Just as you begin figuring out what Web 2.0 is all about ... talk of Web 3.0 begins to surface.
Back in September, drawing on an eWeek article by Jim Rapoza, I posted an entry describing some rapidly developing trends that may end up being classified as "Web 3.0".
In a December article, Is This The Birth of Web 3.0?, Julien Lecomte follows a similar line of thinking. Lecomte describes the evolution of the web as follows:
Web 1.0 -- "the good old web of the 1990's"
Web 2.0 -- "the emergence of social media (Internet users creating most of the content), powered by mature technologies (DHTML, Ajax) on somewhat stable web browsers.
Web 3.0 -- "will lead to the blurring of that artificial wall between the web browser and the desktop"
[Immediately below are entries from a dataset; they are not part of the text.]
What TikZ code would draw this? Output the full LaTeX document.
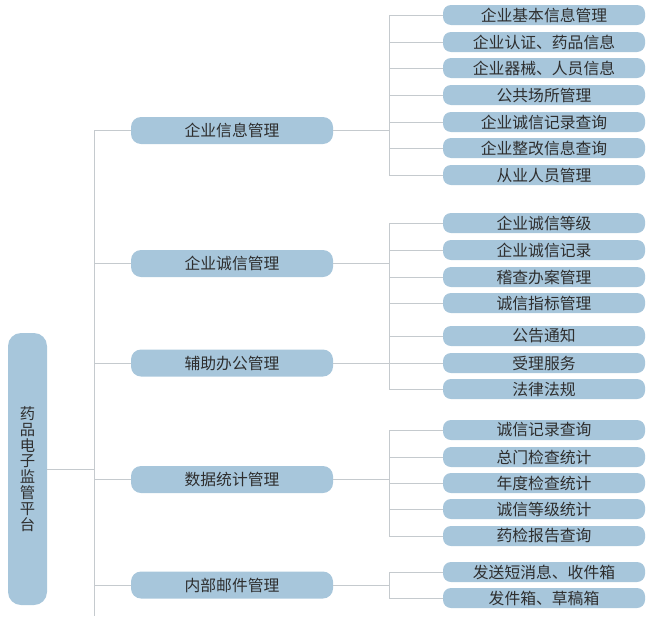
\documentclass[tikz,border=0pt]{standalone}
\usepackage{fontspec}
\setmainfont{Noto Sans CJK SC}
\usetikzlibrary{calc}
\definecolor{boxfill}{HTML}{A7C6DB}
\definecolor{linecol}{HTML}{C5CACE}
\definecolor{txt}{HTML}{2E2E2E}
\tikzset{
  box/.style={rectangle, fill=boxfill, text=txt, inner sep=0pt, font=\fontsize{15.8}{17}\selectfont},
  leaf/.style={box, minimum width=202pt, minimum height=20pt, rounded corners=8pt},
  mid/.style={box, minimum width=202pt, minimum height=27pt, rounded corners=10pt},
  rootbox/.style={box, minimum width=39pt, minimum height=272pt, rounded corners=13pt, align=center, font=\fontsize{15.3}{15.8}\selectfont},
  conn/.style={draw=linecol, line width=1pt}
}
\begin{document}
\begin{tikzpicture}[x=1pt,y=-1pt]
\useasboundingbox (0,0) rectangle (655,616);
% root
\node[rootbox] (root) at (27.5,469) {药\\品\\电\\子\\监\\管\\平\\台};
% trunk coordinates
\coordinate (t1) at (94,0);
\coordinate (t2) at (389,0);
\coordinate (tend) at (94,616);
% middle
\node[mid] (m1) at (232,130.5) {企业信息管理};
\node[mid] (m2) at (232,263.5) {企业诚信管理};
\node[mid] (m3) at (232,363) {辅助办公管理};
\node[mid] (m4) at (232,479.5) {数据统计管理};
\node[mid] (m5) at (232,585) {内部邮件管理};
% leaves
\node[leaf] (a1) at (544,15) {企业基本信息管理};
\node[leaf] (a2) at (544,42) {企业认证、药品信息};
\node[leaf] (a3) at (544,68) {企业器械、人员信息};
\node[leaf] (a4) at (544,95) {公共场所管理};
\node[leaf] (a5) at (544,122) {企业诚信记录查询};
\node[leaf] (a6) at (544,148) {企业整改信息查询};
\node[leaf] (a7) at (544,175) {从业人员管理};
\node[leaf] (b1) at (544,223) {企业诚信等级};
\node[leaf] (b2) at (544,250) {企业诚信记录};
\node[leaf] (b3) at (544,277) {稽查办案管理};
\node[leaf] (b4) at (544,303) {诚信指标管理};
\node[leaf] (c1) at (544,336) {公告通知};
\node[leaf] (c2) at (544,363) {受理服务};
\node[leaf] (c3) at (544,389) {法律法规};
\node[leaf] (d1) at (544,430) {诚信记录查询};
\node[leaf] (d2) at (544,457) {总门检查统计};
\node[leaf] (d3) at (544,483) {年度检查统计};
\node[leaf] (d4) at (544,509) {诚信等级统计};
\node[leaf] (d5) at (544,536) {药检报告查询};
\node[leaf] (e1) at (544,572) {发送短消息、收件箱};
\node[leaf] (e2) at (544,598) {发件箱、草稿箱};
% root to trunk
\draw[conn] (root.east |- 0,469) -- (t1 |- 0,469);
\draw[conn] (t1 |- m1.west) -- (tend);
\foreach \m in {m1,m2,m3,m4,m5} {
  \draw[conn] (t1 |- \m.west) -- (\m.west);
  \draw[conn] (\m.east) -- (t2 |- \m.east);
}
% second-level trunks
\draw[conn] (t2 |- a1.west) -- (t2 |- a7.west);
\draw[conn] (t2 |- b1.west) -- (t2 |- c3.west);
\draw[conn] (t2 |- d1.west) -- (t2 |- d5.west);
\draw[conn] (t2 |- e1.west) -- (t2 |- e2.west);
\foreach \l in {a1,a2,a3,a4,a5,a6,a7,b1,b2,b3,b4,c1,c2,c3,d1,d2,d3,d4,d5,e1,e2} {
  \draw[conn] (t2 |- \l.west) -- (\l.west);
}
\end{tikzpicture}
\end{document}
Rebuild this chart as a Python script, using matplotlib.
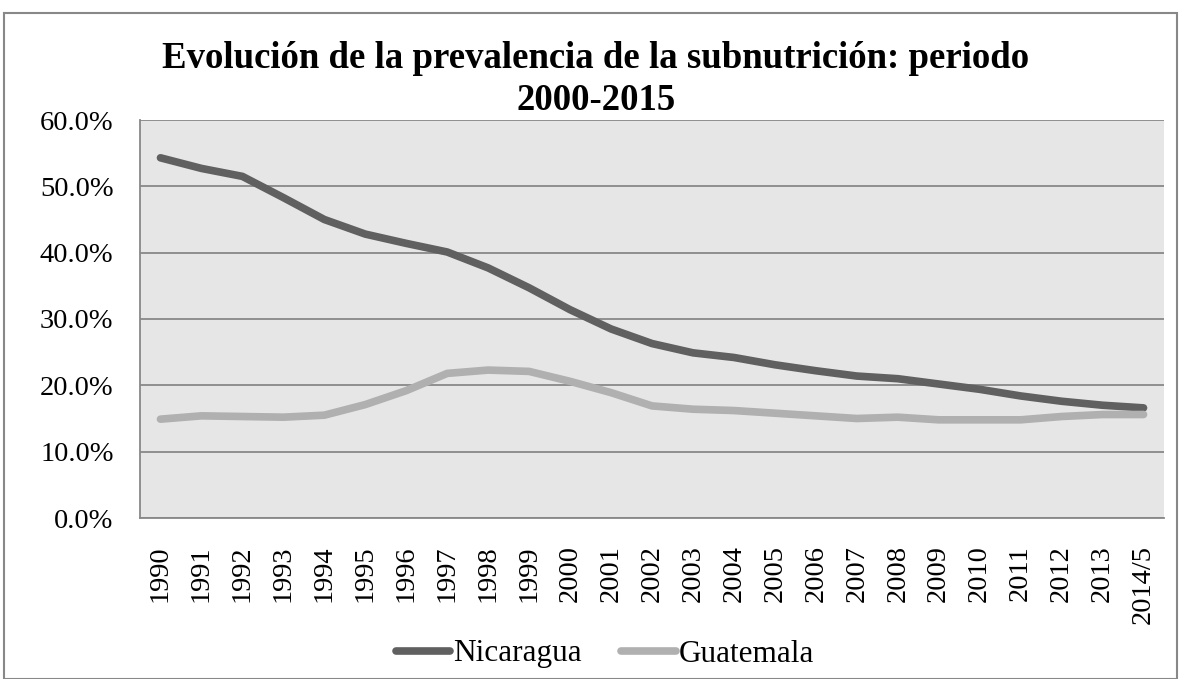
import numpy as np
import matplotlib.pyplot as plt
from matplotlib.patches import Rectangle

# Datos (prevalencia de la subnutrición, %)
years = ['1990', '1991', '1992', '1993', '1994', '1995', '1996', '1997', '1998', '1999',
         '2000', '2001', '2002', '2003', '2004', '2005', '2006', '2007', '2008', '2009',
         '2010', '2011', '2012', '2013', '2014/5']
nicaragua = [54.3, 52.7, 51.5, 48.3, 45.0, 42.8, 41.4, 40.1, 37.7, 34.7,
             31.4, 28.5, 26.3, 24.9, 24.2, 23.1, 22.2, 21.4, 21.0, 20.2,
             19.4, 18.4, 17.6, 17.0, 16.6]
guatemala = [14.9, 15.4, 15.3, 15.2, 15.5, 17.1, 19.2, 21.8, 22.3, 22.1,
             20.6, 18.9, 16.9, 16.4, 16.2, 15.8, 15.4, 15.0, 15.2, 14.8,
             14.8, 14.8, 15.3, 15.6, 15.6]

plt.rcParams['font.family'] = ['Liberation Serif', 'DejaVu Serif']

fig = plt.figure(figsize=(11.81, 6.79), dpi=100)
ax = fig.add_axes([140 / 1181, 1 - 518 / 679, 1024 / 1181, 398 / 679])

x = np.arange(len(years))
ax.plot(x, nicaragua, color='#606060', linewidth=5.5, solid_capstyle='round',
        solid_joinstyle='round', label='Nicaragua')
ax.plot(x, guatemala, color='#b0b0b0', linewidth=5.5, solid_capstyle='round',
        solid_joinstyle='round', label='Guatemala')

ax.set_facecolor('#e6e6e6')
ax.set_xlim(-0.5, len(years) - 0.5)
ax.set_ylim(0, 60)
ax.set_yticks(np.arange(0, 61, 10))
ax.set_yticklabels([f'{v:.1f}%' for v in np.arange(0, 61, 10)], fontsize=20.5)
ax.set_xticks(x)
ax.set_xticklabels(years, rotation=90, fontsize=20.5, va='top')
ax.tick_params(axis='both', length=0)
ax.tick_params(axis='x', pad=19.5)
ax.tick_params(axis='y', pad=19)
ax.grid(axis='y', color='#888888', linewidth=1.3)
ax.set_axisbelow(True)
for side in ['top', 'right']:
    ax.spines[side].set_visible(False)
for side in ['left', 'bottom']:
    ax.spines[side].set_color('#888888')
    ax.spines[side].set_linewidth(1.3)

fig.text(596 / 1181, 1 - 58 / 679, 'Evolución de la prevalencia de la subnutrición: periodo',
         ha='center', va='center', fontsize=26.5, fontweight='bold')
fig.text(596 / 1181, 1 - 101 / 679, '2000-2015', ha='center', va='center',
         fontsize=26.5, fontweight='bold')

fig.legend(loc='center', bbox_to_anchor=(605 / 1181, 1 - 654 / 679), ncol=2,
           frameon=False, fontsize=22.5, handlelength=1.75, handletextpad=0.1,
           columnspacing=1.25)

# marco exterior del gráfico
fig.patches.append(Rectangle((4 / 1181, 0), 1173 / 1181, 1 - 13 / 679,
                             transform=fig.transFigure, fill=False,
                             edgecolor='#888888', linewidth=1.5))

fig.savefig('out.png', dpi=100)
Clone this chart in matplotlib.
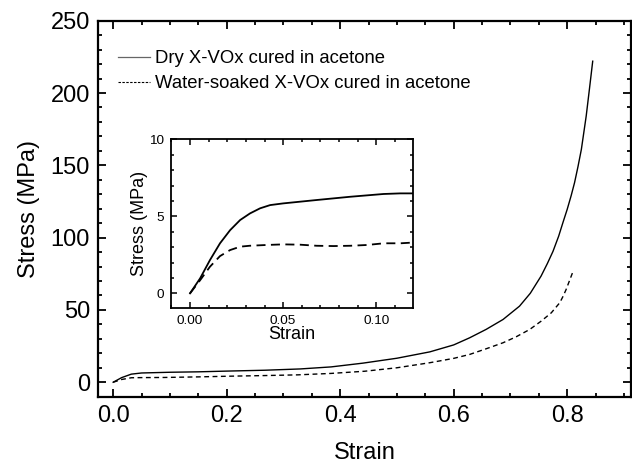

Up until very recently there has been a clear distinction between web applications and desktop applications. To access online information you open your browser. For everything else you open an application installed on your computer.
But the lines are getting blurred. Is iTunes a website or a desktop application? Is the Office template you just chose coming from your hard drive or Microsoft's website? Desktop applications are beginning to seamlessly access the web for certain functions.
Soon you won't need the desktop app at all! With Google and other developers writing fully-online versions of word processors, spreadsheets, graphic editors, 3-D modeling, language translation, and more, there won't be a need to install client software. There might not be a need for Windows. Just make sure you have a browser running on your machine. And a network connection (although apparently this won't even be required all the time).
Whatever Web 3.0 turns out to be it will be here sooner than we think.